Живу на даче. Жизнь чудна.
Свое повидло…
А между тем еще одна
душа погибла.
У мира прорва бедолаг, –
о сей минуте
кого-то держат в кандалах,
как при Малюте.
Чичибабин выбрал не самооправдание, а покаяние:
И вижу зло, и слышу плач,
и убегаю, жалкий, прочь,
раз каждый каждому палач
и никому нельзя помочь.
Я причинял беду и боль,
и от меня отпрянул Бог и
раздавил меня, как моль,
чтоб я взывать к нему не мог.
Так осудить самого себя куда труднее, чем обвинять власть, да еще на уютной кухне, как в нашем традиционном домашнем гайд-парке. Мало кто набрался мужества высказаться о себе с такой беспощадностью, как Чичибабин:
Не мне, о, не мне говорить вам про честь:
в родимых ламанчах
я самый бессовестный что ни на есть
трепач и обманщик.
Пока я вслепую болтаю и пью,
игруч и отыгрист,
в душе моей спорят за душу мою
Христос и Антихрист.
И в то время как он неувиливающе каялся перед самой высокой инстанцией на свете, какие-то жалкие партийные инстанции требовали, чтобы он покаялся за ощущение безысходности, за сочувствие тем, кто был вынужден уезжать с Родины без обратного билета, за стихи о «воровских» похоронах Твардовского, на которые пускали «по талонам». Не дождавшись, Чичибабина исключили из Союза писателей. Но с ним уже была Лиля Карась, писавшая такие стихи: «Как немые, мычали мы в рамы двойные». Именно она стала для Бориса и любовью на всю жизнь, и вернейшим другом. Нашелся прекрасный человек, начальник отдела в трамвайно-троллейбусном управлении Иван Федорович Светлов, взявший опального поэта на работу, а ведь милосердие к неблагонадежным было наказуемо.

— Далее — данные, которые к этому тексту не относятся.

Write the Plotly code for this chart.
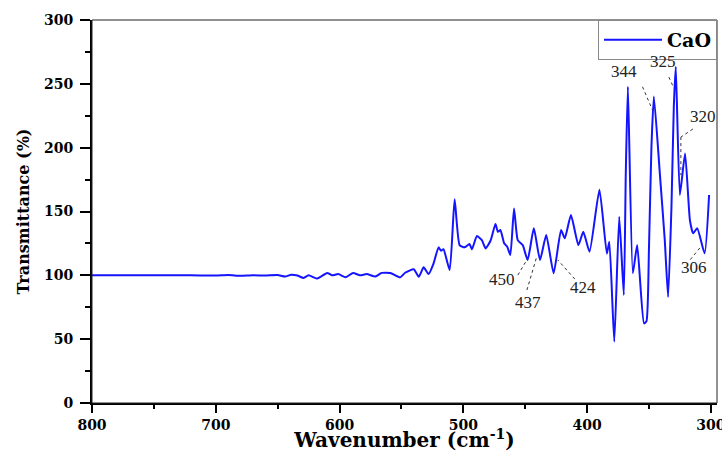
import plotly.graph_objects as go

# Wavenumber (cm-1) and transmittance (%)
wavenumber = [800, 760, 720, 700, 690, 680, 670, 660, 650, 644, 639, 634, 629, 625, 618,
              610, 606, 601, 595, 589, 583.5, 578, 571, 566, 559, 551, 547, 540, 536, 532,
              528, 524, 520, 518, 516, 511, 507, 503, 499, 495, 493, 489, 485, 482, 478,
              474, 472, 470, 467, 464.5, 462, 459, 456, 452, 448, 443, 438, 433, 427, 421,
              418, 413, 407, 403, 398, 390, 384, 382, 378, 374, 370.3, 368.7, 367, 363,
              359.5, 354, 352, 350, 348, 346, 341.2, 337.2, 334.5, 331.8, 329.9, 328.3,
              325, 320.8, 316.9, 314.3, 311, 305, 301.4]
transmittance = [100, 100, 100, 99.8, 100.2, 99.7, 100.1, 99.8, 100.2, 99, 100.5, 99.8, 98,
                 100, 97.5, 101.9, 100, 101, 98.5, 101.9, 100, 101, 99, 101.9, 101.9, 98.4,
                 102, 104.7, 98.9, 106.3, 101, 109.4, 121.9, 119.3, 120.4, 104.2, 159.5,
                 123.7, 121.9, 124.5, 120.4, 130.8, 127.6, 121.1, 127.1, 140.2, 134.1, 135.5,
                 125.1, 122.4, 115.9, 152.4, 127.6, 123.7, 112, 136.8, 112, 131.6, 101.6,
                 135.5, 129, 147.2, 123.7, 134.1, 118.5, 167, 117, 126.3, 48, 145.9, 84.6,
                 180, 247.7, 101.6, 123.7, 62.4, 64, 120, 200, 240, 179.9, 127.6, 83, 153.7,
                 232, 263.4, 163, 195.5, 143.3, 132.9, 136.8, 117.2, 162.9]

x_ticks = [800, 700, 600, 500, 400, 300]
y_ticks = [0, 50, 100, 150, 200, 250, 300]

peak_labels = ["344", "325", "320", "306", "450", "437", "424"]
label_x = [370.3, 338.8, 306.5, 313.7, 468.8, 447.8, 403.4]
label_y = [260, 267.8, 224.7, 106.5, 97.1, 79.1, 90.8]
leaders = [
    [(355.2, 247.7), (347.1, 229.4)],
    [(333.9, 255.3), (329.9, 246.7)],
    [(314.5, 214.6), (324.2, 208.3), (324.2, 178.5)],
    [(308.9, 121.4), (316.9, 112.0)],
    [(455.9, 100.2), (447.8, 113.5)],
    [(448.6, 88.5), (440.5, 115.1)],
    [(409.9, 97.1), (423.6, 112.0)],
]

SERIF = "Liberation Serif"
WIDE = "DejaVu Serif"

fig = go.Figure()
fig.add_trace(go.Scatter(
    x=wavenumber, y=transmittance, mode="lines", name="CaO",
    line=dict(color="#1414ff", width=2, shape="spline", smoothing=0.5),
))

for pts in leaders:
    for (x0, y0), (x1, y1) in zip(pts[:-1], pts[1:]):
        fig.add_shape(type="line", x0=x0, y0=y0, x1=x1, y1=y1, xref="x", yref="y",
                      line=dict(color="#333333", width=1, dash="dot"))

for t, x, y in zip(peak_labels, label_x, label_y):
    fig.add_annotation(x=x, y=y, text=t, showarrow=False, xref="x", yref="y",
                       font=dict(family=SERIF, size=17, color="#222222"))

# plot frame (thin top/right)
fig.add_shape(type="rect", xref="paper", yref="paper", x0=0, y0=0, x1=1, y1=1,
              line=dict(color="#222222", width=1))

fig.update_layout(
    width=722, height=452,
    margin=dict(l=92, r=5, t=20, b=49),
    paper_bgcolor="white", plot_bgcolor="white",
    showlegend=True,
    legend=dict(x=1, y=1, xanchor="right", yanchor="top",
                bgcolor="white", bordercolor="#888888", borderwidth=1,
                font=dict(family=WIDE, size=19, color="black", weight="bold"),
                itemwidth=58, tracegroupgap=0),
    xaxis=dict(
        range=[800, 295], tickmode="array", tickvals=x_ticks, automargin=False,
        ticks="outside", ticklen=8, tickwidth=2, tickcolor="black",
        showline=True, linecolor="black", linewidth=2, showgrid=False, zeroline=False,
        ticklabeloverflow="allow",
        tickfont=dict(family=WIDE, size=14, color="black", weight="bold"),
        minor=dict(tickvals=[750, 650, 550, 450, 350], ticks="outside", ticklen=4,
                   tickwidth=2, tickcolor="black", showgrid=False),
        title=dict(text="Wavenumber (cm<sup>-1</sup>)", standoff=2,
                   font=dict(family=WIDE, size=20, color="black", weight="bold")),
    ),
    yaxis=dict(
        range=[0, 300], tickmode="array", tickvals=y_ticks, automargin=False,
        ticks="outside", ticklen=10, tickwidth=2, tickcolor="black",
        showline=True, linecolor="black", linewidth=2, showgrid=False, zeroline=False,
        ticklabelstandoff=4,
        tickfont=dict(family=WIDE, size=14, color="black", weight="bold"),
        minor=dict(tickvals=[25, 75, 125, 175, 225, 275], ticks="outside", ticklen=5,
                   tickwidth=2, tickcolor="black", showgrid=False),
        title=dict(text="Transmittance (%)", standoff=10,
                   font=dict(family=WIDE, size=16, color="black", weight="bold")),
    ),
)

fig.write_html("out.html", config={"displayModeBar": False},
               post_script="document.body.style.margin='0';")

Кто-то очень точно сказал: «Советская власть лицемерно преследовала Чичибабина за все те принципы, которые сама же провозглашала». Добавлю: поэтому она и развалилась вместе с Советским Союзом. А «антисоветский» Чичибабин переживал это как трагедию народов и свою личную.
Он написал о колоколе: «В нем кротость и мощь». Именно эти два колокольные качества, слитые в одно, и есть его нечаянное самоопределение. Кротость – в перенесении страданий, мощь – в их преодолении.